Quote each line of the material verbatim, without the pictures.
+++
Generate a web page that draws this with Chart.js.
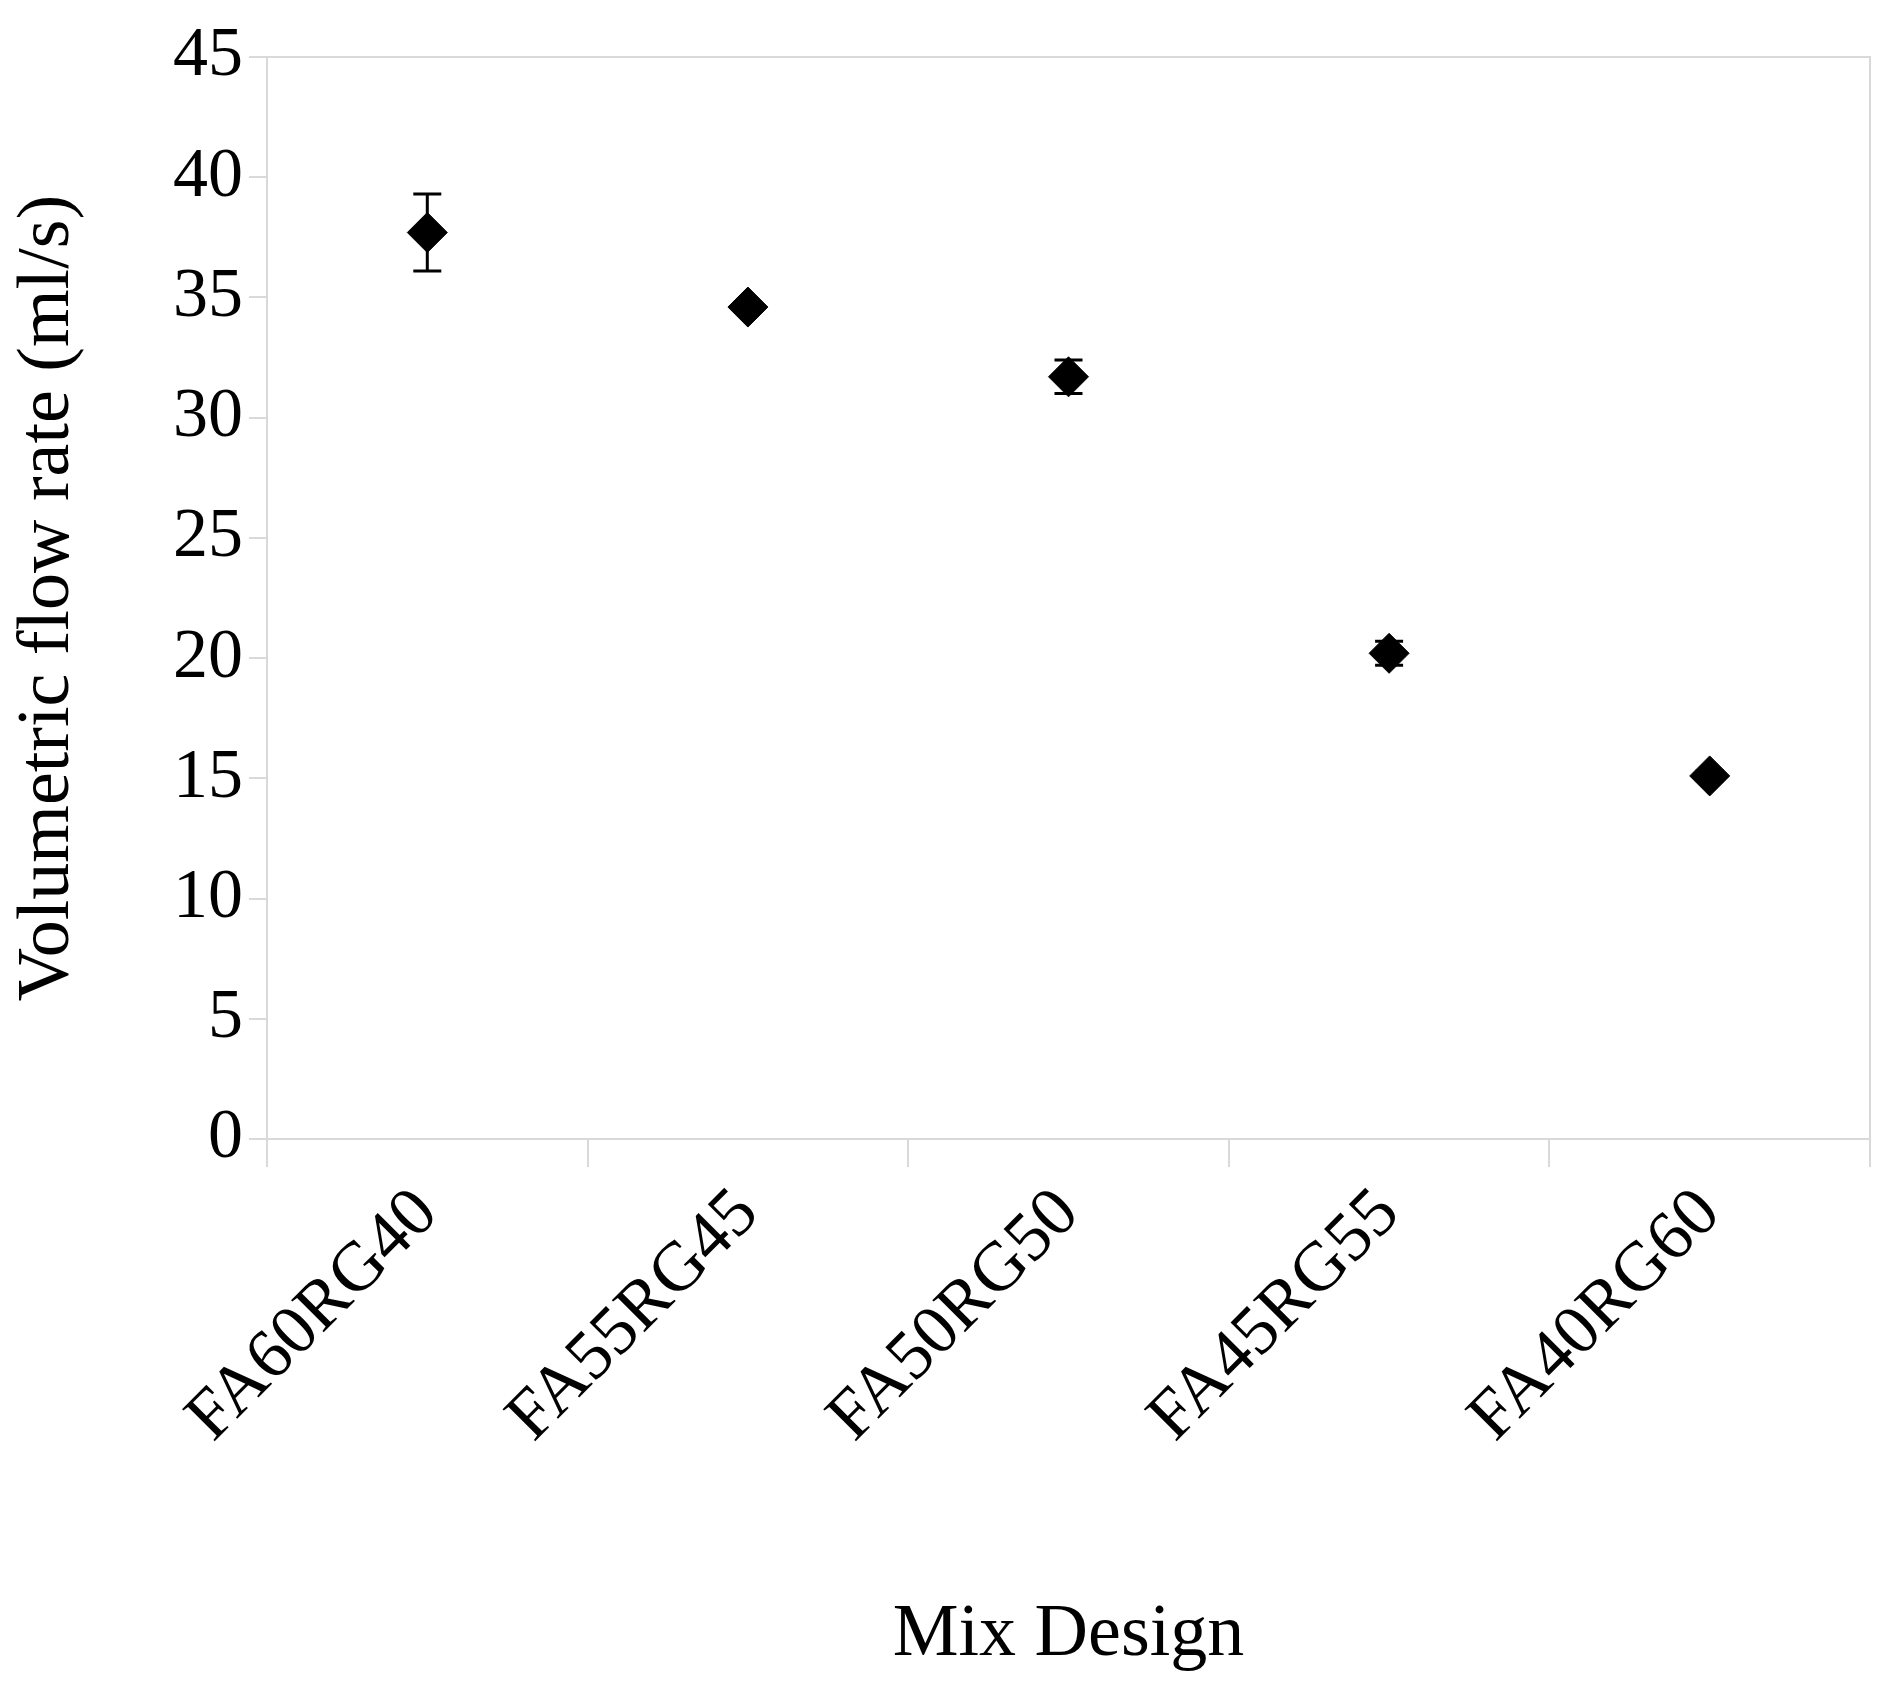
<!DOCTYPE html>
<html><head><script src="https://cdn.jsdelivr.net/npm/chart.js@4"></script>
<style>html,body{margin:0;background:#fff}</style></head>
<body><div style="width:1891px;height:1684px"><canvas id="c"></canvas></div>
<script>
const categories=["FA60RG40","FA55RG45","FA50RG50","FA45RG55","FA40RG60"];
const flowRate=[37.7,34.6,31.7,20.2,15.1];
const errorAmt=[1.6,0.2,0.7,0.5,0.2];
const yTicks=[0,5,10,15,20,25,30,35,40,45];
const F="'Liberation Serif','DejaVu Serif',serif";
const plug={id:'extra',
 beforeDatasetsDraw(ch){const {ctx,chartArea:a}=ch;ctx.save();ctx.strokeStyle='#d9d9d9';ctx.lineWidth=2;ctx.strokeRect(a.left,a.top,a.right-a.left,a.bottom-a.top);ctx.restore();},
 afterDatasetsDraw(ch){const {ctx}=ch;const x=ch.scales.x,y=ch.scales.y;ctx.save();ctx.strokeStyle='#000';ctx.lineWidth=3;
  flowRate.forEach((v,i)=>{const px=x.getPixelForValue(i),t=y.getPixelForValue(v+errorAmt[i]),b=y.getPixelForValue(v-errorAmt[i]);
   ctx.beginPath();ctx.moveTo(px,t);ctx.lineTo(px,b);ctx.moveTo(px-14,t);ctx.lineTo(px+14,t);ctx.moveTo(px-14,b);ctx.lineTo(px+14,b);ctx.stroke();});
  ctx.restore();}};
new Chart(document.getElementById('c'),{type:'line',
 data:{labels:categories,datasets:[{data:flowRate,showLine:false,pointStyle:'rectRot',pointRadius:20,pointHoverRadius:20,backgroundColor:'#000',borderColor:'#000'}]},
 options:{responsive:true,maintainAspectRatio:false,animation:false,
  layout:{padding:{top:57,right:14}},
  plugins:{legend:{display:false},tooltip:{enabled:false}},
  scales:{
   x:{offset:true,grid:{offset:true,drawOnChartArea:false,color:'#d9d9d9',lineWidth:2,tickLength:28},border:{color:'#d9d9d9',width:2},
      ticks:{color:'#000',font:{family:F,size:70},maxRotation:45,minRotation:45,padding:6},
      title:{display:true,text:'Mix Design',color:'#000',font:{family:F,size:74},padding:{top:10}},
      afterFit(s){s.height=545;}},
   y:{min:0,max:45,afterBuildTicks(s){s.ticks=yTicks.map(v=>({value:v}));},
      grid:{drawOnChartArea:false,color:'#d9d9d9',lineWidth:2,tickLength:18},border:{color:'#d9d9d9',width:2},
      ticks:{color:'#000',font:{family:F,size:70},padding:6},
      title:{display:true,text:'Volumetric flow rate (ml/s)',color:'#000',font:{family:F,size:74},padding:{bottom:2}},
      afterFit(s){s.width=267;}}
  }},plugins:[plug]});
</script></body></html>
+++
## RESPONSE TO THE TASK
Generate a web page that draws this with Chart.js.
<!DOCTYPE html>
<html><head><script src="https://cdn.jsdelivr.net/npm/chart.js@4"></script>
<style>html,body{margin:0;background:#fff}</style></head>
<body><div style="width:1891px;height:1684px"><canvas id="c"></canvas></div>
<script>
const categories=["FA60RG40","FA55RG45","FA50RG50","FA45RG55","FA40RG60"];
const flowRate=[37.7,34.6,31.7,20.2,15.1];
const errorAmt=[1.6,0.2,0.7,0.5,0.2];
const yTicks=[0,5,10,15,20,25,30,35,40,45];
const F="'Liberation Serif','DejaVu Serif',serif";
const plug={id:'extra',
 beforeDatasetsDraw(ch){const {ctx,chartArea:a}=ch;ctx.save();ctx.strokeStyle='#d9d9d9';ctx.lineWidth=2;ctx.strokeRect(a.left,a.top,a.right-a.left,a.bottom-a.top);ctx.restore();},
 afterDatasetsDraw(ch){const {ctx}=ch;const x=ch.scales.x,y=ch.scales.y;ctx.save();ctx.strokeStyle='#000';ctx.lineWidth=3;
  flowRate.forEach((v,i)=>{const px=x.getPixelForValue(i),t=y.getPixelForValue(v+errorAmt[i]),b=y.getPixelForValue(v-errorAmt[i]);
   ctx.beginPath();ctx.moveTo(px,t);ctx.lineTo(px,b);ctx.moveTo(px-14,t);ctx.lineTo(px+14,t);ctx.moveTo(px-14,b);ctx.lineTo(px+14,b);ctx.stroke();});
  ctx.restore();}};
new Chart(document.getElementById('c'),{type:'line',
 data:{labels:categories,datasets:[{data:flowRate,showLine:false,pointStyle:'rectRot',pointRadius:20,pointHoverRadius:20,backgroundColor:'#000',borderColor:'#000'}]},
 options:{responsive:true,maintainAspectRatio:false,animation:false,
  layout:{padding:{top:57,right:14}},
  plugins:{legend:{display:false},tooltip:{enabled:false}},
  scales:{
   x:{offset:true,grid:{offset:true,drawOnChartArea:false,color:'#d9d9d9',lineWidth:2,tickLength:28},border:{color:'#d9d9d9',width:2},
      ticks:{color:'#000',font:{family:F,size:70},maxRotation:45,minRotation:45,padding:6},
      title:{display:true,text:'Mix Design',color:'#000',font:{family:F,size:74},padding:{top:10}},
      afterFit(s){s.height=545;}},
   y:{min:0,max:45,afterBuildTicks(s){s.ticks=yTicks.map(v=>({value:v}));},
      grid:{drawOnChartArea:false,color:'#d9d9d9',lineWidth:2,tickLength:18},border:{color:'#d9d9d9',width:2},
      ticks:{color:'#000',font:{family:F,size:70},padding:6},
      title:{display:true,text:'Volumetric flow rate (ml/s)',color:'#000',font:{family:F,size:74},padding:{bottom:2}},
      afterFit(s){s.width=267;}}
  }},plugins:[plug]});
</script></body></html>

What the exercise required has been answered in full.